Centaurs: The Cosmic Travelers
When TNOs move inward toward the giant planets, they become centaurs’ dynamic bodies caught in the gravitational dance between Jupiter and Saturn. Centaurs often develop comet-like tails as they warm up, offering a rare glimpse into the transformation of icy bodies as they experience a hotter environment.
The complementary study on centaurs, also published in Nature Astronomy, revealed even more surprises. The team observed five centaurs (including 52872 Okyrhoe, 3253226 Thereus, and 2010 KR59) and discovered that these objects have distinct surface characteristics compared to TNOs.
Javier Licandro, senior researcher from the Instituto de Astrofisica de Canarias (IAC), notes: “The diversity detected in the centaur population in terms of water, dust, and complex organics suggests varied origins and different evolutionary stages, highlighting that centaurs are not a homogenous group but dynamic and transitional objects.”
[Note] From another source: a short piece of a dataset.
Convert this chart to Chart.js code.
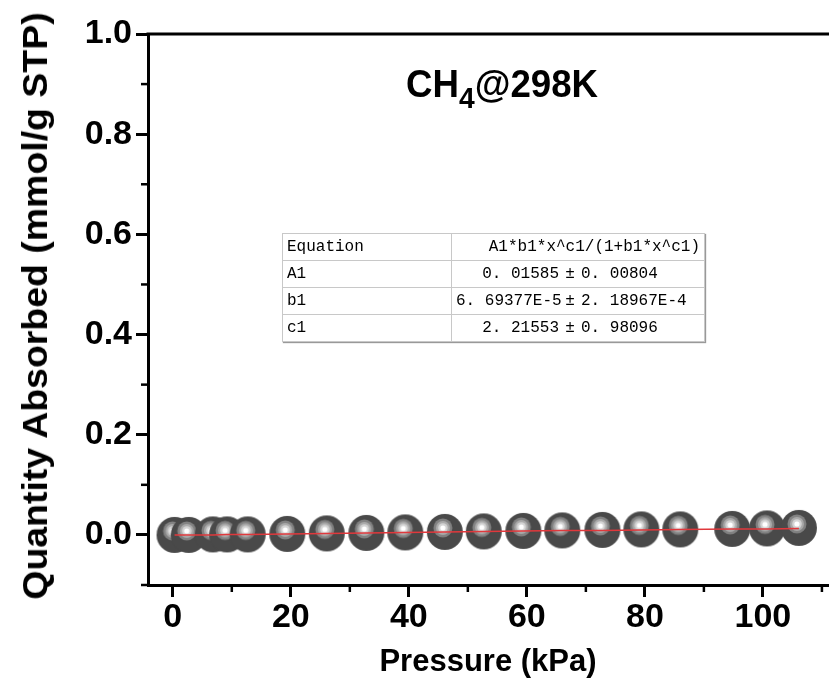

Interestingly, two centaurs, Thereus and 2003 WL7, fall into the Bowl-type category, while 2002 KY14 belongs to the Cliff-type. But here’s the twist: Okyrhoe and 2010 KR59 didn’t fit into any existing categories. They were classified as a new type the “Shallow-type” featuring a surface covered with primitive comet-like dust and a lack of volatile ice.
A Deeper Connection Between TNOs and Centaurs
The findings are profound. When a TNO becomes a centaur, it undergoes surface changes due to the warmer environment. However, some centaurs retain enough of their original characteristics to be linked back to their parent TNO population.
Charles Schambeau from UCF’s Florida Space Institute highlights this significance:
“When a TNO into a centaur, surface ices and materials change due to the warmer environment. But in some cases, these changes are minimal, allowing us to trace individual centaurs back to their origins.”
This means centaurs serve as a bridge, helping us understand the transformation of outer solar system bodies and connecting TNOs to other small body populations like cometary nuclei and Trojan asteroids.
Why This Matters: Understanding Our Solar System’s History
These discoveries are more than just fascinating details they provide critical insights into how our solar system formed and evolved. The identified molecules and surface types help scientists reconstruct the conditions of the protoplanetary disk and the role of temperature in shaping planetary bodies.
Brittany Harvison, a UCF doctoral student, puts it into perspective: “This supports our understanding of the material that formed gas giants, their moons, Pluto, and other trans-Neptunian objects.”
The journey doesn’t end here. With the data gathered from these studies, scientists now have a foundation to explore further, answering deeper questions about the formation and evolution of these icy bodies.